═══ EXTRACTED ENTRIES

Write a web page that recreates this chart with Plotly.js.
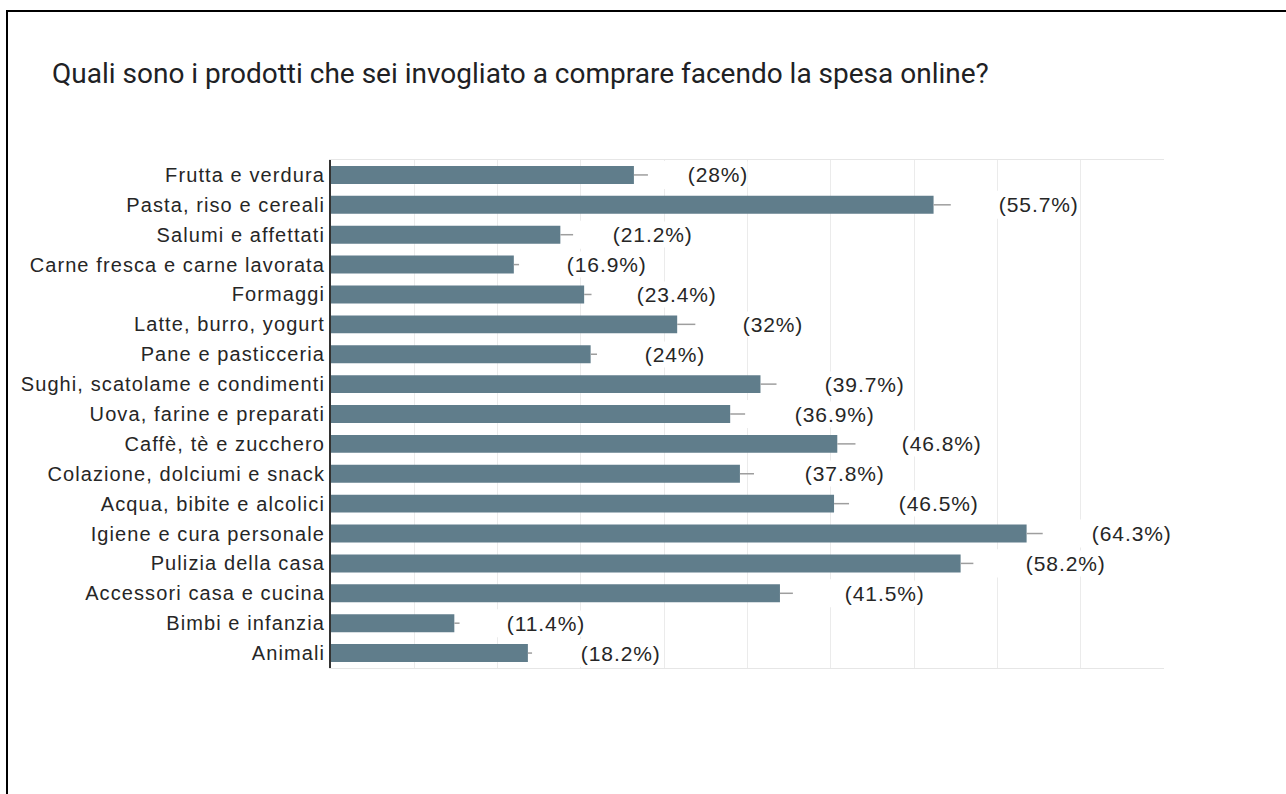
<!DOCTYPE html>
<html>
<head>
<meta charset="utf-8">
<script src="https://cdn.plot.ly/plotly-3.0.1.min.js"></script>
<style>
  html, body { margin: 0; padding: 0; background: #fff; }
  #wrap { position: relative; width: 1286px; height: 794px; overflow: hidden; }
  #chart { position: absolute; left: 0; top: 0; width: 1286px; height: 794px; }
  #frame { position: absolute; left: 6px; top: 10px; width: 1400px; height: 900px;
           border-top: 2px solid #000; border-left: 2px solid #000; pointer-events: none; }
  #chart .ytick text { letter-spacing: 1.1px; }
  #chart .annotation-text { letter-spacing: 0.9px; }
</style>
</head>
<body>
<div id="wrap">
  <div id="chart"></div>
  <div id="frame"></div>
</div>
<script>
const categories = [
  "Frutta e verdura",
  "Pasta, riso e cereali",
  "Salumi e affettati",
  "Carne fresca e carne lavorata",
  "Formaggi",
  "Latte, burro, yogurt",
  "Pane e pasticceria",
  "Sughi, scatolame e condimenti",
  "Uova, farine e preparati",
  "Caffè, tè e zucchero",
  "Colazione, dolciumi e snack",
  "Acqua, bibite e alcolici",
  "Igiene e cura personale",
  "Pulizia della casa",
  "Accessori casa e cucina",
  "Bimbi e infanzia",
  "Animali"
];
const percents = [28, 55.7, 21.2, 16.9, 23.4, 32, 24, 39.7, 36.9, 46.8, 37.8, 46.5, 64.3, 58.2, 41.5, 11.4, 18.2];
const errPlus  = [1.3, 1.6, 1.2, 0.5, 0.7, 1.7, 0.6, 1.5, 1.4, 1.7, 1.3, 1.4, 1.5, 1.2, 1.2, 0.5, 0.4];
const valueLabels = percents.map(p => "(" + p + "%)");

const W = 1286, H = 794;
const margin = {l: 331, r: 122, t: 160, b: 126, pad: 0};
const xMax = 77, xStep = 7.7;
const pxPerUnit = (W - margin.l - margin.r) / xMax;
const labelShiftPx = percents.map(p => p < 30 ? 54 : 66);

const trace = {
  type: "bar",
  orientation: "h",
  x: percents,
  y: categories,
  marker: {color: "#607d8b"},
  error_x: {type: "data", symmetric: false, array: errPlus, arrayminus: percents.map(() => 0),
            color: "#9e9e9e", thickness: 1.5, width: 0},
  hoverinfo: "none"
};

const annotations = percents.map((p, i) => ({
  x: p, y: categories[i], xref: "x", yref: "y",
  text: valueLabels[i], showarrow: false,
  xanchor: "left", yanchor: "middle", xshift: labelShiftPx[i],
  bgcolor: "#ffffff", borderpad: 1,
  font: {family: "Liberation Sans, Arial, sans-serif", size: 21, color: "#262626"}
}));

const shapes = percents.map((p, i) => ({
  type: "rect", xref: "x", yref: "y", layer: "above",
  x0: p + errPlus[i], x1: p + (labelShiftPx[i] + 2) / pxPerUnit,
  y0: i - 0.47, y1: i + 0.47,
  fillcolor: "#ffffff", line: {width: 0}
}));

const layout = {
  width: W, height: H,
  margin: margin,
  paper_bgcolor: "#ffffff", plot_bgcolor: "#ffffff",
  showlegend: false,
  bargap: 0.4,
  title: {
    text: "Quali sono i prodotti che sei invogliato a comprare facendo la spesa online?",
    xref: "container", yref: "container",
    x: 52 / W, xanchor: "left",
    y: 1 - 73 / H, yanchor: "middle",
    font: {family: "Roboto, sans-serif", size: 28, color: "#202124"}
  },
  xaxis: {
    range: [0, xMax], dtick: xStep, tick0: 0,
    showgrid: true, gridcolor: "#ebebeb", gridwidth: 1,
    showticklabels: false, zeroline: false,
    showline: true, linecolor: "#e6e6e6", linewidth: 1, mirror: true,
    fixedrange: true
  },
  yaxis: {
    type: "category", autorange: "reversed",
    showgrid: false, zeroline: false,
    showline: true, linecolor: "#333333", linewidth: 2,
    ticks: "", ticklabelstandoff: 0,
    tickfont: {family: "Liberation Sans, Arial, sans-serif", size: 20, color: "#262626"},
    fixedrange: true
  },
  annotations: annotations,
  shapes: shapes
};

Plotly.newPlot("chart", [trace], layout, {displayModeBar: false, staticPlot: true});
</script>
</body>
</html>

══════
═══ EXTRACTED ENTRIES

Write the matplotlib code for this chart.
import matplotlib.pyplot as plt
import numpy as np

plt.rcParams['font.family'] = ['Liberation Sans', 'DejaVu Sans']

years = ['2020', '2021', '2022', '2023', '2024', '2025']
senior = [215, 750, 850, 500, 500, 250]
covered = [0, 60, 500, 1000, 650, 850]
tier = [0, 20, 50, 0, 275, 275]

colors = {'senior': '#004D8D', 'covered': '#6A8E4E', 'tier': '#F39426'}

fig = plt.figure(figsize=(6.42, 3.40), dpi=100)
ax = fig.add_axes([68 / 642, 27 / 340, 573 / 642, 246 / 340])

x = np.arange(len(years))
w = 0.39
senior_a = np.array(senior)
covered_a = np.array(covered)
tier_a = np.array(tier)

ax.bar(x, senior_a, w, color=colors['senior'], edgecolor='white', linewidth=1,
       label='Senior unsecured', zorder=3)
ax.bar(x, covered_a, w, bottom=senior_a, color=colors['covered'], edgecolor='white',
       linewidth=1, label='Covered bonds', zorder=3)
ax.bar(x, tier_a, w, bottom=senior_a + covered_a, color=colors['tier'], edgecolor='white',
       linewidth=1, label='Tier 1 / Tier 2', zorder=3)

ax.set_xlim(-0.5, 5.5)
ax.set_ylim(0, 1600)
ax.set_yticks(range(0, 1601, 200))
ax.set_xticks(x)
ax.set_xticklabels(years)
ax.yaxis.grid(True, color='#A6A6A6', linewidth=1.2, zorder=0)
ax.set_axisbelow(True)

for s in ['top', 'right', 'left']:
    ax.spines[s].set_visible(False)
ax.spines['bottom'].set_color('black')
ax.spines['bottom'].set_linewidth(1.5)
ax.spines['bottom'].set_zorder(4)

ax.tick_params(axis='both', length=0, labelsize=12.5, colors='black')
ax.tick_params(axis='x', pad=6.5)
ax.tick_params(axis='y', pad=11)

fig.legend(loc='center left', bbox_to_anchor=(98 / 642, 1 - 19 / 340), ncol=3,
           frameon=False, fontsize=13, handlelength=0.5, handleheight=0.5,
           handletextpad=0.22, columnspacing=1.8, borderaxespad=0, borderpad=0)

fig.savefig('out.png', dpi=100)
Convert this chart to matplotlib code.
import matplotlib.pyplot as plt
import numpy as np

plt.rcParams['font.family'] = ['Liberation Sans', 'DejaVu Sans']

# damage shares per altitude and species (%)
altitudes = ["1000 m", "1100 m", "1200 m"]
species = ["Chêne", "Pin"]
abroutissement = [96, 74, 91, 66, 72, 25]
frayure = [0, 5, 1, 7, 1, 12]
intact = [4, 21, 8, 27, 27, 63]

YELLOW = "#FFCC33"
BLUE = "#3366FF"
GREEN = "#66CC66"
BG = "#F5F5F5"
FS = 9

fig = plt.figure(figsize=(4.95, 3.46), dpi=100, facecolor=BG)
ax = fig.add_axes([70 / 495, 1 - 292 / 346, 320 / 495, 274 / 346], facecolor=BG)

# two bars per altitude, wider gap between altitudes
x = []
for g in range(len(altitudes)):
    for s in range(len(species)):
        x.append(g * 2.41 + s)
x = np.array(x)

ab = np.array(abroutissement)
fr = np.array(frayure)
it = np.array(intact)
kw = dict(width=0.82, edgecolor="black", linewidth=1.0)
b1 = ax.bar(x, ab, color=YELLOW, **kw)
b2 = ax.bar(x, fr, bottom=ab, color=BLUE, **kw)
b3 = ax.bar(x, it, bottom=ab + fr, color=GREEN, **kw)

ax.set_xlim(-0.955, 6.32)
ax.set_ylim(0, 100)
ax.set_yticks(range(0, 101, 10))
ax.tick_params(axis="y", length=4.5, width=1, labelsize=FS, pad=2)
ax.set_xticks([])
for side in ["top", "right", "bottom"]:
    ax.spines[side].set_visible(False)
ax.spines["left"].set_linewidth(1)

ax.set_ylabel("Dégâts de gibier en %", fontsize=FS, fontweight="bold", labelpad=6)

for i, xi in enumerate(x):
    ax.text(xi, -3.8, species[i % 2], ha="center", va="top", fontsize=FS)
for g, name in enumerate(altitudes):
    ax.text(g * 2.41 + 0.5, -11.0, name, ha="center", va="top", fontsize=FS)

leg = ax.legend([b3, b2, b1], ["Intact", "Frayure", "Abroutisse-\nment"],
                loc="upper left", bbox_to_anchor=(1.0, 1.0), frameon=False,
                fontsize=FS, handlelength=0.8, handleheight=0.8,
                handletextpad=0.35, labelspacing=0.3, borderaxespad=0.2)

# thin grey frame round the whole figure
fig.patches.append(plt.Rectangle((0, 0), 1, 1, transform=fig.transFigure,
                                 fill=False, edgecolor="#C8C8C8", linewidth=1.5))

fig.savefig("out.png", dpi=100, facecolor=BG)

══════

Gather from the data above every line with the string "code".

Write the matplotlib code for this chart.
Convert this chart to matplotlib code.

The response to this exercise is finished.